Along the margins of the parchment, someone other than the author has written, "geldithe?" The parchment's current owner believes that this refers to the name of that type of ring. In Elven, "geld" is often used to reference stone of some sort (see also the geldarald), and "-ithe" has strong similarities to parts of ancient elven terms for large bodies of water. Further research found one reference to a geldithe worn for luck by an Ashrim sailor; this was in an old journal in a private collection in Ta'Ardenai. Both texts appear to be contemporaneous with Ashrim times; as such, after review, it is felt that a geldithe is a seaglass-inset ring worn by some Ashrim for luck and/or protection.
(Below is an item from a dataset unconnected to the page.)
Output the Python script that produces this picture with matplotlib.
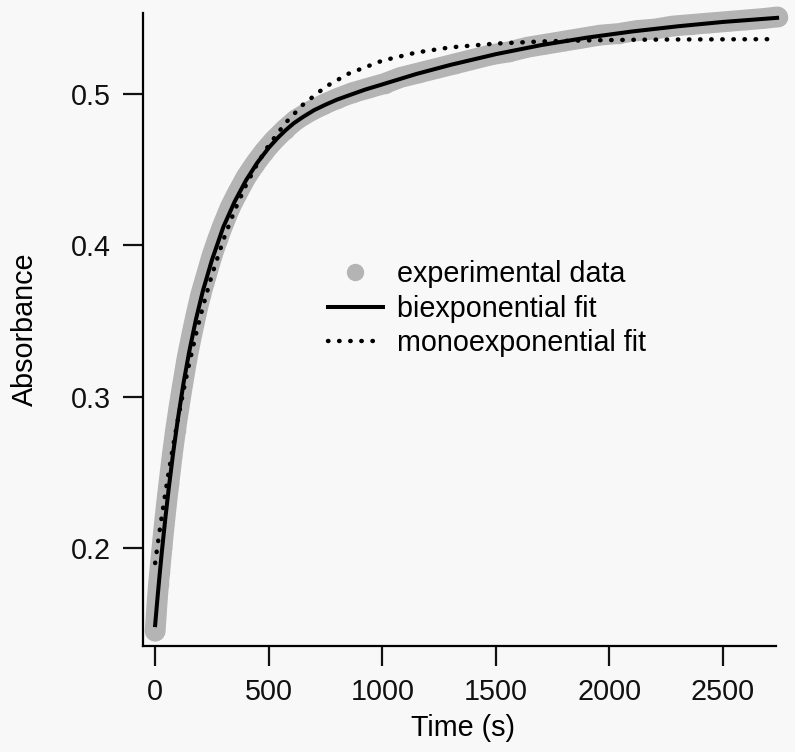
import matplotlib
matplotlib.use("Agg")
import matplotlib.pyplot as plt
from matplotlib.lines import Line2D

# ---- data ----
exp_time = [0, 5, 10, 15, 20, 30, 40, 50, 60, 75, 90, 105, 120, 140, 160, 180, 200,
            225, 250, 275, 300, 330, 360, 400, 440, 480, 520, 570, 620, 680, 740, 800,
            870, 940, 1010, 1080, 1160, 1240, 1320, 1400, 1480, 1560, 1640, 1720, 1800,
            1880, 1960, 2040, 2120, 2200, 2280, 2360, 2440, 2520, 2600, 2680, 2740]
exp_abs = [0.145, 0.156, 0.167, 0.176, 0.184, 0.200, 0.215, 0.229, 0.242, 0.261, 0.278,
           0.293, 0.307, 0.325, 0.340, 0.354, 0.367, 0.380, 0.393, 0.404, 0.414, 0.425,
           0.434, 0.445, 0.454, 0.462, 0.469, 0.4765, 0.483, 0.4885, 0.493, 0.497, 0.501,
           0.504, 0.507, 0.511, 0.514, 0.517, 0.520, 0.523, 0.526, 0.528, 0.531, 0.533,
           0.535, 0.537, 0.539, 0.540, 0.542, 0.543, 0.545, 0.546, 0.547, 0.548, 0.549,
           0.550, 0.551]

fit_time = [0, 10, 20, 30, 45, 60, 80, 100, 125, 150, 180, 210, 250, 300, 350, 400, 450,
            500, 540, 575, 610, 650, 700, 750, 800, 850, 925, 1000, 1150, 1300, 1500, 1700,
            1900, 2100, 2300, 2500, 2738]
bi_abs = [0.1490, 0.1663, 0.1827, 0.1982, 0.2197, 0.2396, 0.2636, 0.2851, 0.3090, 0.3297,
          0.3513, 0.3698, 0.3903, 0.4121, 0.4289, 0.4430, 0.4547, 0.4645, 0.4711, 0.4762,
          0.4807, 0.4848, 0.4894, 0.4930, 0.4963, 0.4990, 0.5030, 0.5064, 0.5133, 0.5193,
          0.5264, 0.5324, 0.5373, 0.5414, 0.5448, 0.5477, 0.5504]

mono_time = [0, 10, 20, 30, 45, 60, 80, 100, 125, 150, 180, 210, 250, 300, 350, 400, 450,
             500, 575, 650, 750, 850, 1000, 1150, 1300, 1500, 1700, 1900, 2100, 2300, 2500,
             2720]
mono_abs = [0.1900, 0.2009, 0.2114, 0.2216, 0.2364, 0.2504, 0.2681, 0.2847, 0.3040, 0.3218,
            0.3414, 0.3593, 0.3805, 0.4035, 0.4231, 0.4398, 0.4540, 0.4662, 0.4811, 0.4929,
            0.5048, 0.5134, 0.5221, 0.5275, 0.5309, 0.5334, 0.5348, 0.5355, 0.5359, 0.5361,
            0.5362, 0.5363]

x_ticks = [0, 500, 1000, 1500, 2000, 2500]
y_ticks = [0.2, 0.3, 0.4, 0.5]
legend_labels = ["experimental data", "biexponential fit", "monoexponential fit"]

# ---- figure ----
plt.rcParams['font.family'] = ['Liberation Sans', 'DejaVu Sans']
bg = '#f8f8f8'
gray = '#b4b4b4'
fs = 20.7
dotted = (0, (0.1, 2.4))
fig = plt.figure(figsize=(7.95, 7.52), dpi=100, facecolor=bg)
ax = fig.add_axes([0.180, 0.141, 0.796, 0.8415], facecolor=bg)

ax.plot(exp_time, exp_abs, color=gray, lw=15, solid_capstyle='round',
        solid_joinstyle='round', zorder=1, clip_on=False)
ax.plot(exp_time, exp_abs, 'o', color=gray, ms=14, mew=0, zorder=1, clip_on=False)
ax.plot(fit_time, bi_abs, color='black', lw=2.9, zorder=3, clip_on=False,
        solid_joinstyle='round')
ax.plot(mono_time, mono_abs, color='black', lw=3.2, linestyle=dotted,
        dash_capstyle='round', zorder=4, clip_on=False)

ax.set_xlim(-53, 2733)
ax.set_ylim(0.1352, 0.5535)
ax.set_xticks(x_ticks)
ax.set_xticklabels([str(v) for v in x_ticks])
ax.set_yticks(y_ticks)
ax.set_yticklabels([f"{v:.1f}" for v in y_ticks])

for s in ['top', 'right']:
    ax.spines[s].set_visible(False)
for s in ['left', 'bottom']:
    ax.spines[s].set_linewidth(1.6)
ax.tick_params(direction='out', length=14.5, width=1.6, labelsize=fs, pad=8.8,
               colors='#111111')
ax.set_xlabel("Time (s)", fontsize=fs)
ax.set_ylabel("Absorbance", fontsize=fs)
ax.xaxis.set_label_coords(0.505, -0.108)
ax.yaxis.set_label_coords(-0.164, 0.5)

handles = [
    Line2D([], [], marker='o', linestyle='none', color=gray, ms=12.5, mew=0),
    Line2D([], [], color='black', lw=2.9),
    Line2D([], [], color='black', lw=3.2, linestyle=dotted, dash_capstyle='round'),
]
ax.legend(handles, legend_labels, loc='upper left', bbox_to_anchor=(0.292, 0.610),
          frameon=False, fontsize=fs, handlelength=1.91, handletextpad=0.49,
          labelspacing=0.23, borderpad=0, borderaxespad=0)

fig.savefig("out.png", dpi=100, facecolor=bg)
Erithi glassworkers use similar techniques as found across Elanthia, but there are distinct styles, of course, and in the Yachan Dai, a unique specialty, skyglass, was developed. Its erithi term is va'eloth, but oddly enough, many erithi prefer the Common translation of skyglass to the erithi. At its simplest explanation, skyglass is specially treated glass inlaid with slivers of jadewood to create a window with intricate designs.

To understand skyglass, one must first understand its components.

In the mountains of Atan Irith grows a type of modwir known as jadewood, named for the color of its wood. The heartwood of a jadewood modwir is a dark jade green with a silvery cast to its grain, and it is a common material amongst the erithi for woodworking and adornments. It also possesses inherent properties that, when combined with the right bit of alchemy, strengthen the finished skyglass windows.

Jadewood Oil
When pressed, the wood produces a fragrant oil with several uses, including incense, bath oils, and perfumes, as well as for woodworking and in the making of skyglass.

Jadewood oil used for personal products, such as incense, candles, and bath oils, has a fresh, evergreen scent, somewhat akin to cedar twisted with bergamot. Alchemically treated jadewood oil is used for woodworking and skyglass, its naturally green tint made clear and its scent gone.

For woodworking, it adds a lustrous sheen to the wood and provides a protective barrier to the finished product. When mixed with molten glass, it serves to strengthen the finished product, rendering the finished glass unnaturally strong and resistant to breakage.

Creating Skyglass
The basic premise behind skyglass is to create a pane of glass imbued with jadewood oil, and while it is still molten, work in bits of polished jadewood to create an intricate design. The finished pane is then optimally placed for sunlight to strike it and create a shadow of the design on a floor or wall of the building. The projected design is considered part of the artistic process, and great care is taken in the positioning of the projection and its surroundings; designs on walls and ceilings are created to enhance the skyglass shadow.

Skyglass Usage
Many public buildings in the cities of Atan Irith exhibit a skyglass window or two. Perhaps the most famous is found in Eloth-Ra at the library. When the sun hits the window set high in the library’s atrium, the entire far wall is covered in shadow bookcases filled with books, some even bearing readable titles. Another building holds a skyglass recreation of the city outlined against the mountains, while a third is known for its detailed recreation of a lotus-filled lake.

If infamous is more one's style, then no better example can be found than the one at a notorious inn of pleasures in Nathal-Ra. With a domed glass ceiling over the foyer, the inn features several skyglass panes casting twining figures upon the tiled floor. The floor is arranged so that the shadows hit white marble and are each surrounded by crimson marble in a decadent display of shadow and color. As the light moves, so too do the figures.

And finally, for sheer intricacy, the summer home of a master skyglass artisan has six skyglass panels arranged to hit the sun at different times to create a cascade of knotwork shadows framing pictures hung about the walls. As the sun changes, the knotwork shadows appear to flow from one picture to the next.

Skyglass in Miniature
Recently, artisans have taken to recreating famous skyglass window designs in smaller pendant forms to be used in necklaces, earrings, and other adornments. While this trend lacks the artistic shadow component of traditional skyglass windows, it has been embraced as an evolution of the art form, and many erithi who travel enjoy taking a piece of home with them in the form of skyglass jewelry.

Summary Table & Restrictions

Item Culture Usage Rarity and Restrictions
Arathiel (also firefly glass) Elf, Loenthran Small, solid glass objects Rare, must be supplied
Aragless Burghal gnome, Winedotter Small panes of glass Rare, must be supplied
Seaglass (also sea glass) n/a Typically smaller beads and pendants, small items as-is from the ocean Common
Skyglass (also va'eloth) Erithi, Yachan-originated Artistic window panes/skylights; sometimes mimicked in jewelry Uncommon to rare, must be supplied
Vergless Burghal gnome, Winedotter Knitted glass, smaller objects Uncommon for smaller objects, very rare for large pieces.

Additional Information

  1. The Order of the Sky and Cloud is an academic sect originating out of Eloth-Ra. Its members tend to focus on studies outside Atan Irith and are encouraged to travel widely before submitting any dissertations.
  2. The location of "The Clockwork Wall" in Ta'Nalfein is a source of great consternation amongst Loenthran museum officials, but it was personally donated by the artist, and she refuses to display it in Ta'Loenthra for unknown reasons.